Louise Byng is an enthusiastic advocate of intuitive mark making, which clearly comes through in her pencil portraits.
Movement and energy in the dashes and shading really make the faces jump off the page.
As she describes below, an importance is given to expressing her own reaction to the subject as much as accurately depicting what is in front of her. Maybe this comes from her love of drawing as documenting, visually recording thoughts and ideas. Bringing the same mixture of expression and portrayal from her journals into her finished work is what seems to make them so engaging.
Louise talks about this and more as describes how not only what she uses to draw but the way in which she draws is important.
Drawing is a big part of my life, as a means of communicating, learning, planning and remembering things.
I love working with pencils as they allow me to ‘feel’ my way around the page and make marks in a very expressive way. At the start of any new drawing, I find myself feeling quite tentative, faced with the blaring blankness of a new page, but smudgy pencils and vibrant pencil crayons soon make these worries fade away and I start to have a lot of fun.
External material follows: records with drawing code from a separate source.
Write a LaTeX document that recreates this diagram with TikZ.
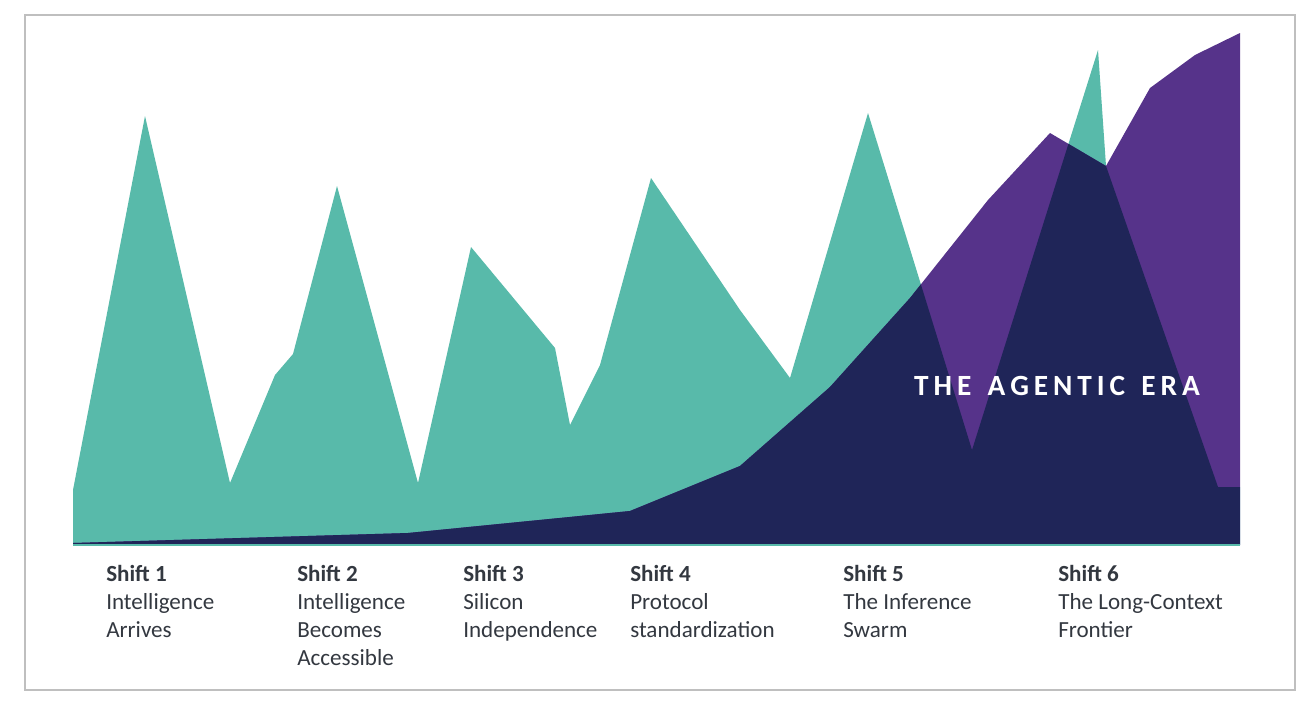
\documentclass[tikz,border=0pt]{standalone}
\usepackage{fontspec}
\setmainfont{Carlito}
\definecolor{teal1}{HTML}{58BAAA}
\definecolor{purp}{HTML}{56338A}
\definecolor{navy}{HTML}{1F2558}
\definecolor{txt}{HTML}{333840}
\begin{document}
\begin{tikzpicture}[x=0.75pt,y=-0.75pt,
  lbl/.style={anchor=north west,align=left,text=txt,font=\fontsize{17.3}{21}\selectfont,inner sep=0pt}]
\useasboundingbox (0,0) rectangle (1312,708);
\draw[gray!50,line width=0.8pt] (25,15) rectangle (1295,690);
\def\tealpath{(73,545) -- (73,490) -- (145,116) -- (230,483) -- (275,375) -- (293,354) -- (337,186) -- (418,483) -- (471,247) -- (555,348) -- (570,425) -- (600,365) -- (651,178) -- (740,310) -- (790,378) -- (868,113) -- (972,450) -- (1098,50) -- (1106,166) -- (1218,487) -- (1240,487) -- (1240,545) -- cycle}
\def\purppath{(73,545) -- (73,543) -- (408,533) -- (630,511) -- (740,466) -- (830,387) -- (910,298) -- (988,200) -- (1050,133) -- (1106,166) -- (1150,88) -- (1195,55) -- (1240,33) -- (1240,545) -- cycle}
\fill[teal1] \tealpath;
\fill[purp] \purppath;
\begin{scope}
\clip \tealpath;
\fill[navy] \purppath;
\end{scope}
\draw[teal1,line width=1pt] (73,545) -- (1240,545);
\node[anchor=center,text=white,font=\bfseries\fontsize{22}{26}\selectfont] (era) at (1057,386) {T\,H\,E\,\ \,A\,G\,E\,N\,T\,I\,C\,\ \,E\,R\,A};
\node[lbl] (s1) at (106,565) {\textbf{Shift 1}\\Intelligence\\Arrives};
\node[lbl] (s2) at (297,565) {\textbf{Shift 2}\\Intelligence\\Becomes\\Accessible};
\node[lbl] (s3) at (463,565) {\textbf{Shift 3}\\Silicon\\Independence};
\node[lbl] (s4) at (630,565) {\textbf{Shift 4}\\Protocol\\standardization};
\node[lbl] (s5) at (843,565) {\textbf{Shift 5}\\The Inference\\Swarm};
\node[lbl] (s6) at (1058,565) {\textbf{Shift 6}\\The Long-Context\\Frontier};
\end{tikzpicture}
\end{document}
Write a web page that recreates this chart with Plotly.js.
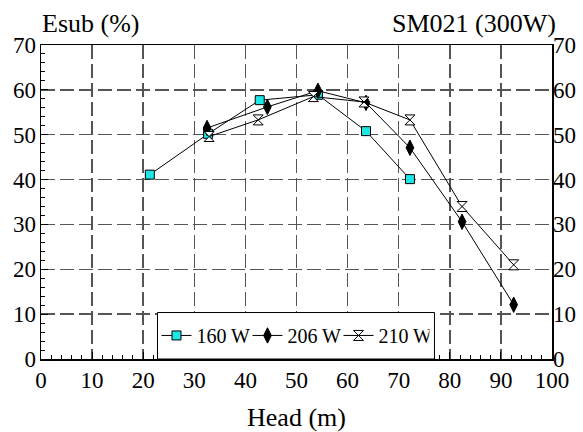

The materials I use have remained similar to when I was younger and I like to be resourceful and stay imaginative by surrounding myself with crafty apparatus for making as a form of play.
A hands-on approach of cutting out shapes from paper or using masking tape and marker pens to make maquettes and try out compositions gets my creative juices flowing and maintains a sense of curiosity when creating. Sometimes, the simplest tools open up the most explorative form of thinking.
A lover of reportage, I try to take a journal or sketchbook with me and love recording what I see in a combination of note-taking and sketches. To achieve the level of detail I want in my illustrations, I also take a lot of photographs to draw from. I would compare this to stopping time, and I enjoy transporting these moments home with me to recreate them in my own way back at my desk.
Having developed a recent interest in portraiture, I have also turned my hand to existing imagery, enjoying putting my own stamp on something recognisable.
Scanning my drawings and adjusting them on Photoshop is now an essential part of my illustration process as it allows me to reproduce them and share them on the web, but I always want to respect the physical process of making a drawing, not just the final outcome.
This amalgamates through the aesthetic of my work remaining tactile and intuitive, almost looking as if it is ‘unfinished’ at times, and my work is laced with a desire to make something of quality or traditional value in an increasingly consumerist culture.
By embracing the value of idiosyncratic marks on paper rather than striving to achieve perfection, I also hope to encourage others to give drawing a go!